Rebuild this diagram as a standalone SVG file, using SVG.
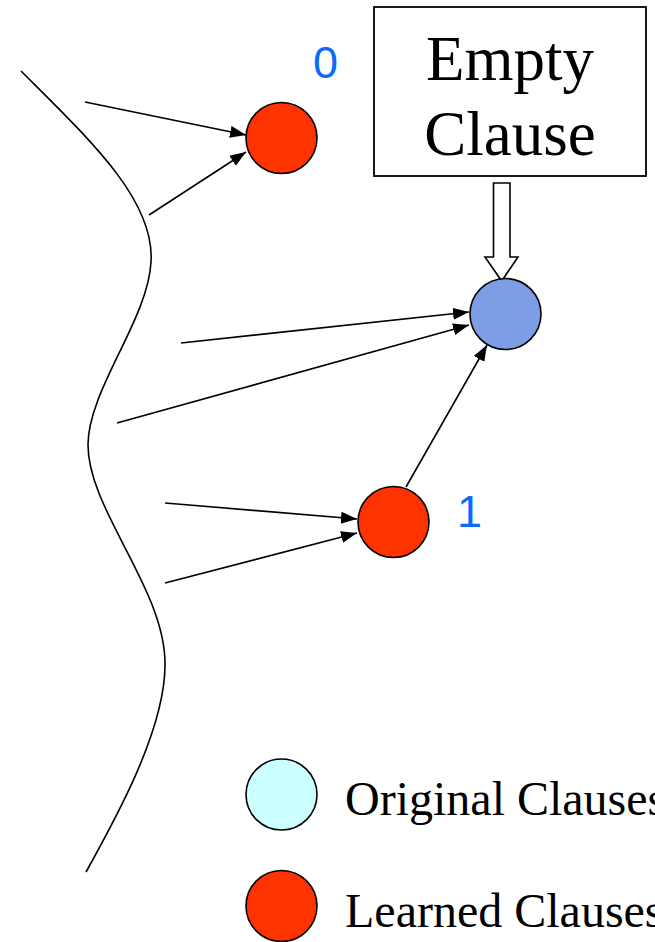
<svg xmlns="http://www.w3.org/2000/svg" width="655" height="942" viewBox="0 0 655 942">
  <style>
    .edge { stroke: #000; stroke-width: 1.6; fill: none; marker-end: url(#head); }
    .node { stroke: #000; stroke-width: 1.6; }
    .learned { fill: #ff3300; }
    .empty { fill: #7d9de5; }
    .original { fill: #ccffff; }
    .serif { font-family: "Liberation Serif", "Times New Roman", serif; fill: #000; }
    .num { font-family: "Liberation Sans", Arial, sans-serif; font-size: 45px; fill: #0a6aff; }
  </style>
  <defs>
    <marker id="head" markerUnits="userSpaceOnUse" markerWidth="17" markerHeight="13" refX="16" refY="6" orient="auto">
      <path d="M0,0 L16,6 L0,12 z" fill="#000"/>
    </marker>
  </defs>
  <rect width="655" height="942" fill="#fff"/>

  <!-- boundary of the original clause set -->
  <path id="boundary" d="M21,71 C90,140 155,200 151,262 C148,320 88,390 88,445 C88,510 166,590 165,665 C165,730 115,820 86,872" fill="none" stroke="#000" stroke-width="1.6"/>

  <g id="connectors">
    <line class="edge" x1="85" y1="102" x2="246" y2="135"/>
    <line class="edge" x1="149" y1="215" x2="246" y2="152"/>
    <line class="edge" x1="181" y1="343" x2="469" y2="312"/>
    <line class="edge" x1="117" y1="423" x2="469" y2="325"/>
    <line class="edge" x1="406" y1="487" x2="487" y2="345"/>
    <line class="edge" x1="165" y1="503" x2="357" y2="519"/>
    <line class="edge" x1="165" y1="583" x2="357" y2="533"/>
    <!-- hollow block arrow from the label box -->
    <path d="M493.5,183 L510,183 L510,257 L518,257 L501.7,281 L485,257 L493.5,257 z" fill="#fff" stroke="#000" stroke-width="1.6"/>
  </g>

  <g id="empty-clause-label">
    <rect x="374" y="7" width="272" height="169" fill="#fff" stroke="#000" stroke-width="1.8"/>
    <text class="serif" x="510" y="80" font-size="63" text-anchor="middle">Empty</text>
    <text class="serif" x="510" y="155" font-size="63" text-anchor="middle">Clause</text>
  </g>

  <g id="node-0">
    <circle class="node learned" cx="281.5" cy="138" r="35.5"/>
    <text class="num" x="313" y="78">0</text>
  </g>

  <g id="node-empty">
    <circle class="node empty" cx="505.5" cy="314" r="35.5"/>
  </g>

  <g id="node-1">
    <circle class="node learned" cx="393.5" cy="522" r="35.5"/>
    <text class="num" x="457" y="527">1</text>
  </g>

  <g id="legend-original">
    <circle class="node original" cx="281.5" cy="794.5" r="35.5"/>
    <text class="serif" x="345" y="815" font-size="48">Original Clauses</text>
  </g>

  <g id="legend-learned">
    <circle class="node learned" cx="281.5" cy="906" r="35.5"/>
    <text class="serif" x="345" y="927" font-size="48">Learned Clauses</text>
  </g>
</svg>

|---|

▸ Do this: Leave out the pictures and restate everything else word for word.

▸ Written reply:
Rebuild this diagram as a standalone SVG file, using SVG.
<svg xmlns="http://www.w3.org/2000/svg" width="655" height="942" viewBox="0 0 655 942">
  <style>
    .edge { stroke: #000; stroke-width: 1.6; fill: none; marker-end: url(#head); }
    .node { stroke: #000; stroke-width: 1.6; }
    .learned { fill: #ff3300; }
    .empty { fill: #7d9de5; }
    .original { fill: #ccffff; }
    .serif { font-family: "Liberation Serif", "Times New Roman", serif; fill: #000; }
    .num { font-family: "Liberation Sans", Arial, sans-serif; font-size: 45px; fill: #0a6aff; }
  </style>
  <defs>
    <marker id="head" markerUnits="userSpaceOnUse" markerWidth="17" markerHeight="13" refX="16" refY="6" orient="auto">
      <path d="M0,0 L16,6 L0,12 z" fill="#000"/>
    </marker>
  </defs>
  <rect width="655" height="942" fill="#fff"/>

  <!-- boundary of the original clause set -->
  <path id="boundary" d="M21,71 C90,140 155,200 151,262 C148,320 88,390 88,445 C88,510 166,590 165,665 C165,730 115,820 86,872" fill="none" stroke="#000" stroke-width="1.6"/>

  <g id="connectors">
    <line class="edge" x1="85" y1="102" x2="246" y2="135"/>
    <line class="edge" x1="149" y1="215" x2="246" y2="152"/>
    <line class="edge" x1="181" y1="343" x2="469" y2="312"/>
    <line class="edge" x1="117" y1="423" x2="469" y2="325"/>
    <line class="edge" x1="406" y1="487" x2="487" y2="345"/>
    <line class="edge" x1="165" y1="503" x2="357" y2="519"/>
    <line class="edge" x1="165" y1="583" x2="357" y2="533"/>
    <!-- hollow block arrow from the label box -->
    <path d="M493.5,183 L510,183 L510,257 L518,257 L501.7,281 L485,257 L493.5,257 z" fill="#fff" stroke="#000" stroke-width="1.6"/>
  </g>

  <g id="empty-clause-label">
    <rect x="374" y="7" width="272" height="169" fill="#fff" stroke="#000" stroke-width="1.8"/>
    <text class="serif" x="510" y="80" font-size="63" text-anchor="middle">Empty</text>
    <text class="serif" x="510" y="155" font-size="63" text-anchor="middle">Clause</text>
  </g>

  <g id="node-0">
    <circle class="node learned" cx="281.5" cy="138" r="35.5"/>
    <text class="num" x="313" y="78">0</text>
  </g>

  <g id="node-empty">
    <circle class="node empty" cx="505.5" cy="314" r="35.5"/>
  </g>

  <g id="node-1">
    <circle class="node learned" cx="393.5" cy="522" r="35.5"/>
    <text class="num" x="457" y="527">1</text>
  </g>

  <g id="legend-original">
    <circle class="node original" cx="281.5" cy="794.5" r="35.5"/>
    <text class="serif" x="345" y="815" font-size="48">Original Clauses</text>
  </g>

  <g id="legend-learned">
    <circle class="node learned" cx="281.5" cy="906" r="35.5"/>
    <text class="serif" x="345" y="927" font-size="48">Learned Clauses</text>
  </g>
</svg>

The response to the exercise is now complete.